Available data
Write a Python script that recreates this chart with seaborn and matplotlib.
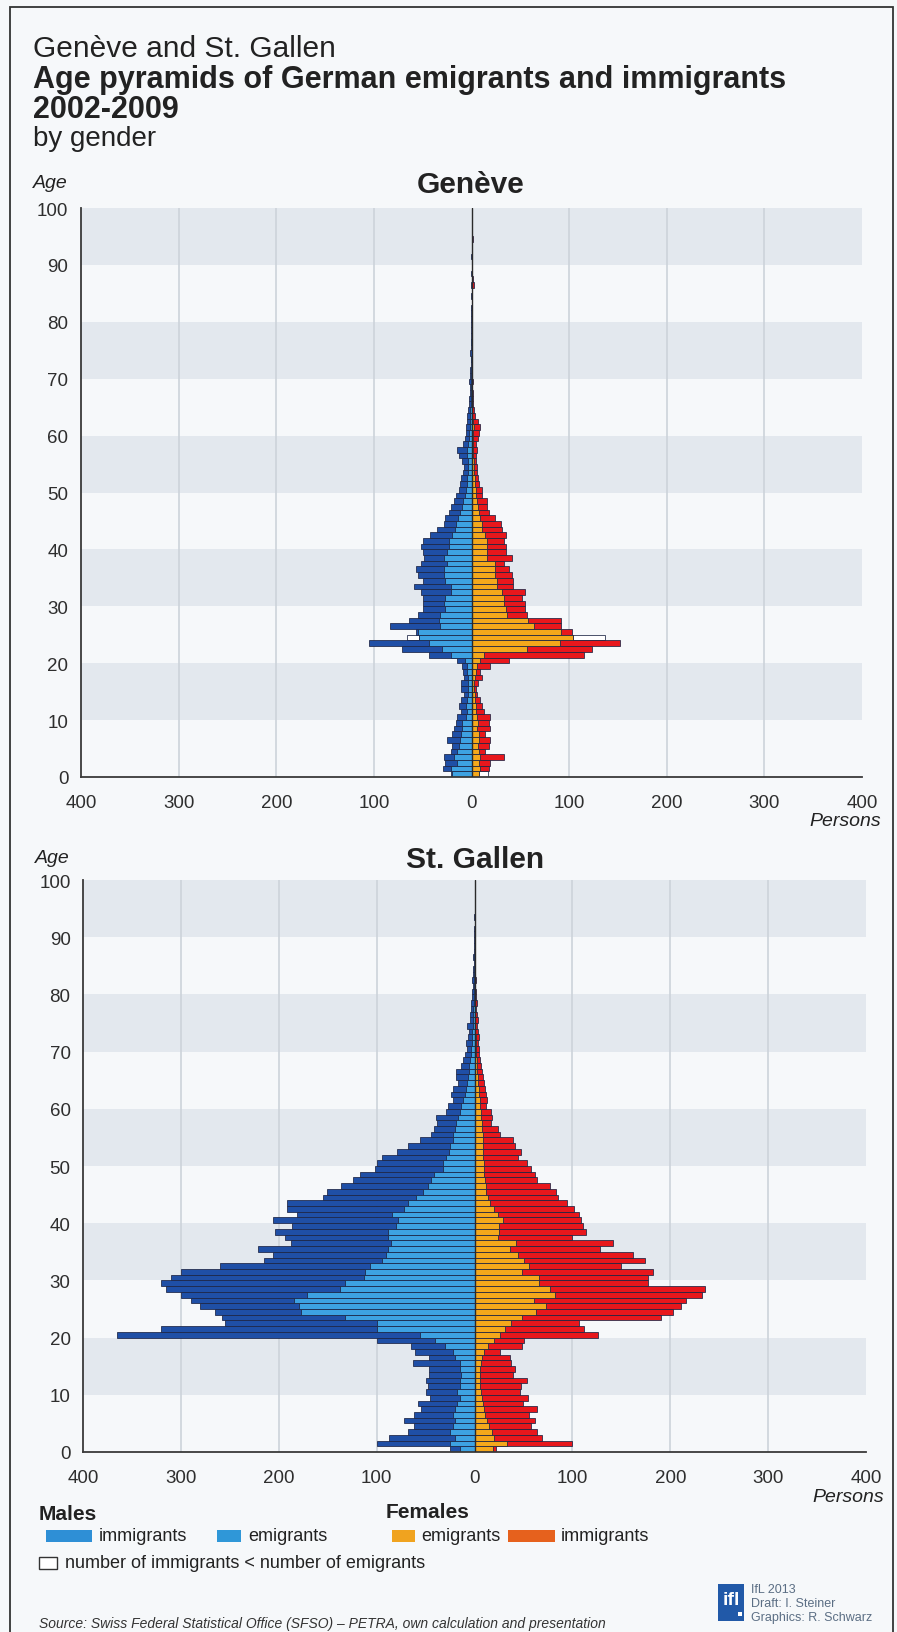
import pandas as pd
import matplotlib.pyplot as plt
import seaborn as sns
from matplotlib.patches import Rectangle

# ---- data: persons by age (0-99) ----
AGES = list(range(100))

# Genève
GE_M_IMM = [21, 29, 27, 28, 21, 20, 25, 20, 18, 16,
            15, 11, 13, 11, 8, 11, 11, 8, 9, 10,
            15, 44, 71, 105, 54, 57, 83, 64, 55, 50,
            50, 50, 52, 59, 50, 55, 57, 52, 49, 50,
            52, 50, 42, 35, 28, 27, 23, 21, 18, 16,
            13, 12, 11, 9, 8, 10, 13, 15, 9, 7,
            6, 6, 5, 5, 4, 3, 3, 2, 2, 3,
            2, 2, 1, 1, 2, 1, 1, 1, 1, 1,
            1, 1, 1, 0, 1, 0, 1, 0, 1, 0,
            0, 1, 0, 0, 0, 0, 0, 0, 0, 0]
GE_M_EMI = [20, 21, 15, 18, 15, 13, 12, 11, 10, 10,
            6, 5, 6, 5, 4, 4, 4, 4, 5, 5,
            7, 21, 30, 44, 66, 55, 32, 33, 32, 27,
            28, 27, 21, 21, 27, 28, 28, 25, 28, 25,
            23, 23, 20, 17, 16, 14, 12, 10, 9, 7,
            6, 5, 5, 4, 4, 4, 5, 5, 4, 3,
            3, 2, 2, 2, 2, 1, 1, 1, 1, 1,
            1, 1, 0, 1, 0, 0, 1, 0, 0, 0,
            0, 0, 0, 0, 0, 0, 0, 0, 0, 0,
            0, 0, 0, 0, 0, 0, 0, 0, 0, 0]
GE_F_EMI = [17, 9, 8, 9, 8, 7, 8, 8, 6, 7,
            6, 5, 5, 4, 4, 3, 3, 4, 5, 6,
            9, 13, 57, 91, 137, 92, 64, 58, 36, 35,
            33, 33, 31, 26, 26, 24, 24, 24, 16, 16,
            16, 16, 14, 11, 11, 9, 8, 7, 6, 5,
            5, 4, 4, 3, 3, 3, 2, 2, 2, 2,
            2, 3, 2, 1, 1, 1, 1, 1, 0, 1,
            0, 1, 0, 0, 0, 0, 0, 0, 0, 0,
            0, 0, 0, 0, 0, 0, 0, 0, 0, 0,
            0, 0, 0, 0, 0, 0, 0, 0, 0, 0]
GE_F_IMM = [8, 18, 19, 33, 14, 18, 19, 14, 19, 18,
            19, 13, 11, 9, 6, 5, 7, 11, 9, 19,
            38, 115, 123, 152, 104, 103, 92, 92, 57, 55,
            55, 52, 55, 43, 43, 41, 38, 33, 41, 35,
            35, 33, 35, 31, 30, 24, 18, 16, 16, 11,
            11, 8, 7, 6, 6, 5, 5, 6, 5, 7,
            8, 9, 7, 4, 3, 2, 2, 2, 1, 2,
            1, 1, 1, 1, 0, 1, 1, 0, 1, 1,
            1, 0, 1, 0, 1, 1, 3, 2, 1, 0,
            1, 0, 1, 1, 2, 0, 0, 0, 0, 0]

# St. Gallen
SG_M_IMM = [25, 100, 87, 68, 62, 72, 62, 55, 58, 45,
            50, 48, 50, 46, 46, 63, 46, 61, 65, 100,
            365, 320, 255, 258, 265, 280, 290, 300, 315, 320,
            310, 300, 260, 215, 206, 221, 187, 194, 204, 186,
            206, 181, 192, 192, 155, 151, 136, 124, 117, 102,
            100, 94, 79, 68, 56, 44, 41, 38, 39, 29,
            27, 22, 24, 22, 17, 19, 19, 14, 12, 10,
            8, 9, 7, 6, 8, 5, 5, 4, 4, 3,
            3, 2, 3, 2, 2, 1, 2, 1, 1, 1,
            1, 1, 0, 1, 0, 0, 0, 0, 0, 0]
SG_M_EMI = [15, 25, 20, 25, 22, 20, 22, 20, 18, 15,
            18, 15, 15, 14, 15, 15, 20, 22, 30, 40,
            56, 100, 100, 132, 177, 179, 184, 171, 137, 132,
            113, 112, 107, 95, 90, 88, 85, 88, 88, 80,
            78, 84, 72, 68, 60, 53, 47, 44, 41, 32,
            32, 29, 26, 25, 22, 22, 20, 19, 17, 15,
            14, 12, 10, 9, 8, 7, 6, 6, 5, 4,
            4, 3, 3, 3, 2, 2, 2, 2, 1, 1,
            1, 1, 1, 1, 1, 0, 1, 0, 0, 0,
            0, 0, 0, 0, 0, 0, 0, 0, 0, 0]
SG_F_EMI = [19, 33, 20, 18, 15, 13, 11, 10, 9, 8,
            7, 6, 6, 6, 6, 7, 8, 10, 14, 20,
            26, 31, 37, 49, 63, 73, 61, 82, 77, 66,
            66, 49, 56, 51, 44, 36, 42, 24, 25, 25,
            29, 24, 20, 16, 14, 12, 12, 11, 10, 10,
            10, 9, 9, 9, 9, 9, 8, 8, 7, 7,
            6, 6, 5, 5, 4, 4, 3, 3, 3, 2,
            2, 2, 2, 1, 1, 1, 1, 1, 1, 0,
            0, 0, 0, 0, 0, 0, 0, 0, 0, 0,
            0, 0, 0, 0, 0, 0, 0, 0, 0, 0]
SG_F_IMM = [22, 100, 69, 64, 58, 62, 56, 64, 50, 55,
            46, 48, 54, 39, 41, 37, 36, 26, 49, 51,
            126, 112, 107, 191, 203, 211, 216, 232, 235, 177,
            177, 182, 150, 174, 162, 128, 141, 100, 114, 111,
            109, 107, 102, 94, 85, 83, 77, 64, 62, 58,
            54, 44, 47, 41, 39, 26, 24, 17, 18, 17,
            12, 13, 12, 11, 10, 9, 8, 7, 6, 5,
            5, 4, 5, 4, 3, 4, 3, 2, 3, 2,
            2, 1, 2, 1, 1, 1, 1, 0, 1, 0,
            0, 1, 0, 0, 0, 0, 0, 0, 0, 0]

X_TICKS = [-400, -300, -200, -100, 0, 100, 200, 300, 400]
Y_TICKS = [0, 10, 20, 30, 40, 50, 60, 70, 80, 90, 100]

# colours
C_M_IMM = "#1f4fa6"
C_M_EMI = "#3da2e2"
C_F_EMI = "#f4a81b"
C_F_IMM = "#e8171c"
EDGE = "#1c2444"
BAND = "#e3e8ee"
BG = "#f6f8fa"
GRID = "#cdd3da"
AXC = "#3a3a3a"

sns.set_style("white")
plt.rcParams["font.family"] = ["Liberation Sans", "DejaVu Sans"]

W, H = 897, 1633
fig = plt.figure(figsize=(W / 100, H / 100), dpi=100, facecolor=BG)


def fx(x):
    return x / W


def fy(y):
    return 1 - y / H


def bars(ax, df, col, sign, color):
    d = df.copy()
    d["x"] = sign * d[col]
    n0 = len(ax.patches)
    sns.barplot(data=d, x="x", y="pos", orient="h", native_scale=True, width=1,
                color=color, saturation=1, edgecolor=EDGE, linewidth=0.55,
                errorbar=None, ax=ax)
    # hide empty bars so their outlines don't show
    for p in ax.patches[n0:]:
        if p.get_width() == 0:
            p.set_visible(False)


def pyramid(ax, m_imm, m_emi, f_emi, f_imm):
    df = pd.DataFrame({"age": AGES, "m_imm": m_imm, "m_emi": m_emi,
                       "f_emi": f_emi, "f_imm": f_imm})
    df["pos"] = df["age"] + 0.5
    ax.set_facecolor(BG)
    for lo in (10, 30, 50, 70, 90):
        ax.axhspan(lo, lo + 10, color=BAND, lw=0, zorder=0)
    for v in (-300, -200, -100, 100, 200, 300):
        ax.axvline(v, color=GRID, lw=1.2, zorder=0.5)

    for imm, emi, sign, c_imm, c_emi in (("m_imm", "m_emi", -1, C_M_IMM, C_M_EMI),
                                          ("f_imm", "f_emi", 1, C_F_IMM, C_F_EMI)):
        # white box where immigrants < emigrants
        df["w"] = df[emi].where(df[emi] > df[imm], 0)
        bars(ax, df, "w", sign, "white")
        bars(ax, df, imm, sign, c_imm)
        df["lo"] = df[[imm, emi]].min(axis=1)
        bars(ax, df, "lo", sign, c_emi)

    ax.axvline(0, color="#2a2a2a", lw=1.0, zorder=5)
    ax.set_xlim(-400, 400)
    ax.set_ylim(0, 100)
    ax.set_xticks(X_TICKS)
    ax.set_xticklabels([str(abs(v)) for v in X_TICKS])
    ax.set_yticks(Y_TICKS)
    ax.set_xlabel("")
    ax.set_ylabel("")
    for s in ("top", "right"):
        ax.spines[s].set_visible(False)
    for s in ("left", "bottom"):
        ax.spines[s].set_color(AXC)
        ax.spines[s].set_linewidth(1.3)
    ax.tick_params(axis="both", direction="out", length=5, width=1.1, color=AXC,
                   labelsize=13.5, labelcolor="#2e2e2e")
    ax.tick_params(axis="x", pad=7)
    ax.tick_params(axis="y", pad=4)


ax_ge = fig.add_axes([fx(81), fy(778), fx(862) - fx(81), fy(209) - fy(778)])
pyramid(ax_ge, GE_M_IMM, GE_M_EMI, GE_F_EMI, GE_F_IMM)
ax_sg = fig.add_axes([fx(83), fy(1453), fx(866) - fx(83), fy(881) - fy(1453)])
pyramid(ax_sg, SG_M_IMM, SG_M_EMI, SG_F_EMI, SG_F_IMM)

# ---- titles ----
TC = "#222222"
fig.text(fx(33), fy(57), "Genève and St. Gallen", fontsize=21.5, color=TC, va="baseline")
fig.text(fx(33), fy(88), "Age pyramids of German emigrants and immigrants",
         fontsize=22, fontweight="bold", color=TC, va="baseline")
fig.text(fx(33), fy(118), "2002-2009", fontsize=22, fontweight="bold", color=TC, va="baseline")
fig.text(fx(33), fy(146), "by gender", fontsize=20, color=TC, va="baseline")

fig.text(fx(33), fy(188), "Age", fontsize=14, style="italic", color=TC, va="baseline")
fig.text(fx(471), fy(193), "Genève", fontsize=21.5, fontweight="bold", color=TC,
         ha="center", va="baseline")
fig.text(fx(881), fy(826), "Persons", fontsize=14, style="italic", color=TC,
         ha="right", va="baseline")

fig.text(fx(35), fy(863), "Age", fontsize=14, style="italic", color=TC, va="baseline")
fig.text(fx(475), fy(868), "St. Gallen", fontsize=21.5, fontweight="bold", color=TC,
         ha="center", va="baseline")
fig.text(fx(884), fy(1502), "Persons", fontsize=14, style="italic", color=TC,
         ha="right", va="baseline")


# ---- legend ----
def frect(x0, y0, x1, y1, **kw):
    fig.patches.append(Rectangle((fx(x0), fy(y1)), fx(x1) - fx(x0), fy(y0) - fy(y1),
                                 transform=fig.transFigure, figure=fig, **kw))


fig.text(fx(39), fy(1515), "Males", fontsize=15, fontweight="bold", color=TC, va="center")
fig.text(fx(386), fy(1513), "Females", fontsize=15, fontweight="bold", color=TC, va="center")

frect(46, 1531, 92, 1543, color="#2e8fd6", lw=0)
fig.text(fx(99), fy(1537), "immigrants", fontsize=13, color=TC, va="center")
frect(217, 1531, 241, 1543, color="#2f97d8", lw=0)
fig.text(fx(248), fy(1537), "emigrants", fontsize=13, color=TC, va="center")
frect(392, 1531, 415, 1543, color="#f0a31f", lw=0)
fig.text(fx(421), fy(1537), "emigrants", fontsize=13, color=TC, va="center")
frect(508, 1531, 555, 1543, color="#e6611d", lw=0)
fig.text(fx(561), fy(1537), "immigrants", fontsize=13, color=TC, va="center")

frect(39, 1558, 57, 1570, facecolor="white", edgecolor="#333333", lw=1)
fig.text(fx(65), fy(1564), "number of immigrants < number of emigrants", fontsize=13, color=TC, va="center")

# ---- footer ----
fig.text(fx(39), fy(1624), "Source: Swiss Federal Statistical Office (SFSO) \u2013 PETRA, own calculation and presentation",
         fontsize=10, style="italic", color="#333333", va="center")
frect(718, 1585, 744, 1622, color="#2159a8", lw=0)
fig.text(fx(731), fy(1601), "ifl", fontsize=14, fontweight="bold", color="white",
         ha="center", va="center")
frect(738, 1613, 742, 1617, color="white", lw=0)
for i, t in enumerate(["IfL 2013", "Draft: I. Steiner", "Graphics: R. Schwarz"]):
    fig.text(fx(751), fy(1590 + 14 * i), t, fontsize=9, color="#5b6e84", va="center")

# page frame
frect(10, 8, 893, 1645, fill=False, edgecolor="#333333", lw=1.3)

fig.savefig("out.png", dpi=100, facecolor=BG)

Task directions
Repeat, exactly and in full, each line from the start of the data to the line that contains "AGES = list(range(100))". Pictures do not go in.

Full response
Write a Python script that recreates this chart with seaborn and matplotlib.
import pandas as pd
import matplotlib.pyplot as plt
import seaborn as sns
from matplotlib.patches import Rectangle

# ---- data: persons by age (0-99) ----
AGES = list(range(100))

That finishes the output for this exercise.